WHAT YOU ARE ASKED TO DO — Output exactly the lines from the first one down to the line containing "base = alt.Chart(df)", inclusive.

DATA TO PROCESS —
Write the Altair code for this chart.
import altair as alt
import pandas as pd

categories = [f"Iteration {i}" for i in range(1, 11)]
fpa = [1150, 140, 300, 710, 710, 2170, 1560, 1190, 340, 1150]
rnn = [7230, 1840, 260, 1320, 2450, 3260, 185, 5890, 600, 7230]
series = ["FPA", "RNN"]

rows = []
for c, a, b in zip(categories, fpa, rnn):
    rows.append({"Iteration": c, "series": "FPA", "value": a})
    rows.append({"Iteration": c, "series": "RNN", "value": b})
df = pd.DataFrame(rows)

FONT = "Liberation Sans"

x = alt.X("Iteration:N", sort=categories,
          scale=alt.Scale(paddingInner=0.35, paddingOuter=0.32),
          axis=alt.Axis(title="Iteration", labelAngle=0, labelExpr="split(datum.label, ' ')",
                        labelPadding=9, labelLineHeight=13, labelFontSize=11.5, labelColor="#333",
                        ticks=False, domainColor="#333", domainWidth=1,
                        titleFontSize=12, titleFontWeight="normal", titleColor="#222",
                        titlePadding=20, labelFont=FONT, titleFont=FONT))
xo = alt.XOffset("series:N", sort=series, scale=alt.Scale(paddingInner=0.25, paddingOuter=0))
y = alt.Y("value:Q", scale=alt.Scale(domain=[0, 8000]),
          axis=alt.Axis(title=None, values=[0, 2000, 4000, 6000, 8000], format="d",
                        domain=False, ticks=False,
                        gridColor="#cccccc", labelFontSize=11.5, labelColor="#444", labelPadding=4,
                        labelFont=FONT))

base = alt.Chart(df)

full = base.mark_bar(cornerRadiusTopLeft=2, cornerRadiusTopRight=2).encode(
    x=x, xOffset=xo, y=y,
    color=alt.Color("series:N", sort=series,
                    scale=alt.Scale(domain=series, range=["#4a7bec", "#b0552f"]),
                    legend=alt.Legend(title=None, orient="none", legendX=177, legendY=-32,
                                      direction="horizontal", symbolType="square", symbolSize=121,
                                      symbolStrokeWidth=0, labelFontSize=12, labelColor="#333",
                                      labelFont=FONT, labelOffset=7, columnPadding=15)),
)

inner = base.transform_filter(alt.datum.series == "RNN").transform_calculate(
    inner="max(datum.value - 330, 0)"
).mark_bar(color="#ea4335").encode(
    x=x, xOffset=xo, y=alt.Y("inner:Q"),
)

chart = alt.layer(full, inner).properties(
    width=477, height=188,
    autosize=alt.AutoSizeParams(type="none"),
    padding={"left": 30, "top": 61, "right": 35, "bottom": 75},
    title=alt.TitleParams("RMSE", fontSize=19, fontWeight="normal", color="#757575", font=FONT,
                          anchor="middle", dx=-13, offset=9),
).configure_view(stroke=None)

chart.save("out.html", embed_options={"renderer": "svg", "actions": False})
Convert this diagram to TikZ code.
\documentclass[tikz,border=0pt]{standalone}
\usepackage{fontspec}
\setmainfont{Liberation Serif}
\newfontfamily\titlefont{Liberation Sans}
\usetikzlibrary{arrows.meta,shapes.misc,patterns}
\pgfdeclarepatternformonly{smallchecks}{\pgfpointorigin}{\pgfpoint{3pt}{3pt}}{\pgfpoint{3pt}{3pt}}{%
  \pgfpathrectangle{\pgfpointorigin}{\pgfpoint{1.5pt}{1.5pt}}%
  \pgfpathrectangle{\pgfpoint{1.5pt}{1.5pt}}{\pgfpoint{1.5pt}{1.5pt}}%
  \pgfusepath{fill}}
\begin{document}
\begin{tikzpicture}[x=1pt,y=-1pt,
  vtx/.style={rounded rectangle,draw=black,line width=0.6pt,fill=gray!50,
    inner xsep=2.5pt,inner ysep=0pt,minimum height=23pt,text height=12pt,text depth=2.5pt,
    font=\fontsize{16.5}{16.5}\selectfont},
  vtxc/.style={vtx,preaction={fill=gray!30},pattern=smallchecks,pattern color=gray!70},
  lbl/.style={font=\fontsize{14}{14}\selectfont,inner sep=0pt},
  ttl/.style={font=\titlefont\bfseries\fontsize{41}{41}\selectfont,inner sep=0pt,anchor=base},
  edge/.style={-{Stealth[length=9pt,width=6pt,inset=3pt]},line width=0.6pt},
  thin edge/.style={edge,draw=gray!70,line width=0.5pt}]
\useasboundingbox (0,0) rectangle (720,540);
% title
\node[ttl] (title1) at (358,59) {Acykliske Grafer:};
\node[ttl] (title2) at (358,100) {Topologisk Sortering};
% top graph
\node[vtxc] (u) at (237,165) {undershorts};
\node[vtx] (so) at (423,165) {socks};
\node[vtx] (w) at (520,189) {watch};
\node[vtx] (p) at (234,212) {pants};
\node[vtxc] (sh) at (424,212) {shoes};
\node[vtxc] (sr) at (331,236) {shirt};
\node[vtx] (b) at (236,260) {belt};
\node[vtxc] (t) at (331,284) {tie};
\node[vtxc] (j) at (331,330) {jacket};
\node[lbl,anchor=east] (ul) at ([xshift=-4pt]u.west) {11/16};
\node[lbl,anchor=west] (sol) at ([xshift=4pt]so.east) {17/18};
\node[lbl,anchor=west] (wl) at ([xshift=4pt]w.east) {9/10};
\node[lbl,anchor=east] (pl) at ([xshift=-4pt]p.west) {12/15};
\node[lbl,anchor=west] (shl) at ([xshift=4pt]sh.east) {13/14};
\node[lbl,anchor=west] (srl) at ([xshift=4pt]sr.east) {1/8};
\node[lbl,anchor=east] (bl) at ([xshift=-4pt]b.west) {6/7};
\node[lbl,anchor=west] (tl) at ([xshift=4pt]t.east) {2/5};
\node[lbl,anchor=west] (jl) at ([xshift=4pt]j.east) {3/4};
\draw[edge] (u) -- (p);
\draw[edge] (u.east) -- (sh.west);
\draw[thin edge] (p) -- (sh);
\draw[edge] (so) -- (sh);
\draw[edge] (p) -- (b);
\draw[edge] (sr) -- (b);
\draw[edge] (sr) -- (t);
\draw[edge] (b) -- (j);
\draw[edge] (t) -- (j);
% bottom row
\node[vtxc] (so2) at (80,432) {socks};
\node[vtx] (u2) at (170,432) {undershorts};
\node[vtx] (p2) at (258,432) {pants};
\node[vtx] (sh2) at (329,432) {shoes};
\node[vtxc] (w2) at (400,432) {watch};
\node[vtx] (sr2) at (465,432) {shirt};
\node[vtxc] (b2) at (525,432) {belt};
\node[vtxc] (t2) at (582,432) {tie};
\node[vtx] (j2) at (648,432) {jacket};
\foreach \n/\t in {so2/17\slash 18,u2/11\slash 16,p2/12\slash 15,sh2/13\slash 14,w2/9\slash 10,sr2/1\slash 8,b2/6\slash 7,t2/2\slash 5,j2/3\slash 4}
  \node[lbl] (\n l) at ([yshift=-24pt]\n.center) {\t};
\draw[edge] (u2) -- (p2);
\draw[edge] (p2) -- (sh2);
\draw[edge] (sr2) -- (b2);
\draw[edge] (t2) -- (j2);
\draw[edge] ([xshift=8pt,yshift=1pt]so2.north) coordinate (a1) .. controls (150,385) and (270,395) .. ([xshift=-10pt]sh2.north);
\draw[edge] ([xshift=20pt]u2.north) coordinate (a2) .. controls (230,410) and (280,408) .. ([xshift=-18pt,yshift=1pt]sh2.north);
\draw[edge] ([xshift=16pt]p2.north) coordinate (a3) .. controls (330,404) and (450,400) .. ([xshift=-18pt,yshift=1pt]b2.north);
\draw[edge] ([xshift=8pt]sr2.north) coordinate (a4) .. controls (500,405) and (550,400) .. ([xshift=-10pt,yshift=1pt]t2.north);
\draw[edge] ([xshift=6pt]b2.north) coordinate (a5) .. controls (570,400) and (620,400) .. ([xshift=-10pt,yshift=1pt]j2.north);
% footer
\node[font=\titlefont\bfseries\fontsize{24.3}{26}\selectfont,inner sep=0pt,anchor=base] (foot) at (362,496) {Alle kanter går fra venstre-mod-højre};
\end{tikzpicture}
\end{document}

REPLY TO THE EXERCISE —
Write the Altair code for this chart.
import altair as alt
import pandas as pd

categories = [f"Iteration {i}" for i in range(1, 11)]
fpa = [1150, 140, 300, 710, 710, 2170, 1560, 1190, 340, 1150]
rnn = [7230, 1840, 260, 1320, 2450, 3260, 185, 5890, 600, 7230]
series = ["FPA", "RNN"]

rows = []
for c, a, b in zip(categories, fpa, rnn):
    rows.append({"Iteration": c, "series": "FPA", "value": a})
    rows.append({"Iteration": c, "series": "RNN", "value": b})
df = pd.DataFrame(rows)

FONT = "Liberation Sans"

x = alt.X("Iteration:N", sort=categories,
          scale=alt.Scale(paddingInner=0.35, paddingOuter=0.32),
          axis=alt.Axis(title="Iteration", labelAngle=0, labelExpr="split(datum.label, ' ')",
                        labelPadding=9, labelLineHeight=13, labelFontSize=11.5, labelColor="#333",
                        ticks=False, domainColor="#333", domainWidth=1,
                        titleFontSize=12, titleFontWeight="normal", titleColor="#222",
                        titlePadding=20, labelFont=FONT, titleFont=FONT))
xo = alt.XOffset("series:N", sort=series, scale=alt.Scale(paddingInner=0.25, paddingOuter=0))
y = alt.Y("value:Q", scale=alt.Scale(domain=[0, 8000]),
          axis=alt.Axis(title=None, values=[0, 2000, 4000, 6000, 8000], format="d",
                        domain=False, ticks=False,
                        gridColor="#cccccc", labelFontSize=11.5, labelColor="#444", labelPadding=4,
                        labelFont=FONT))

base = alt.Chart(df)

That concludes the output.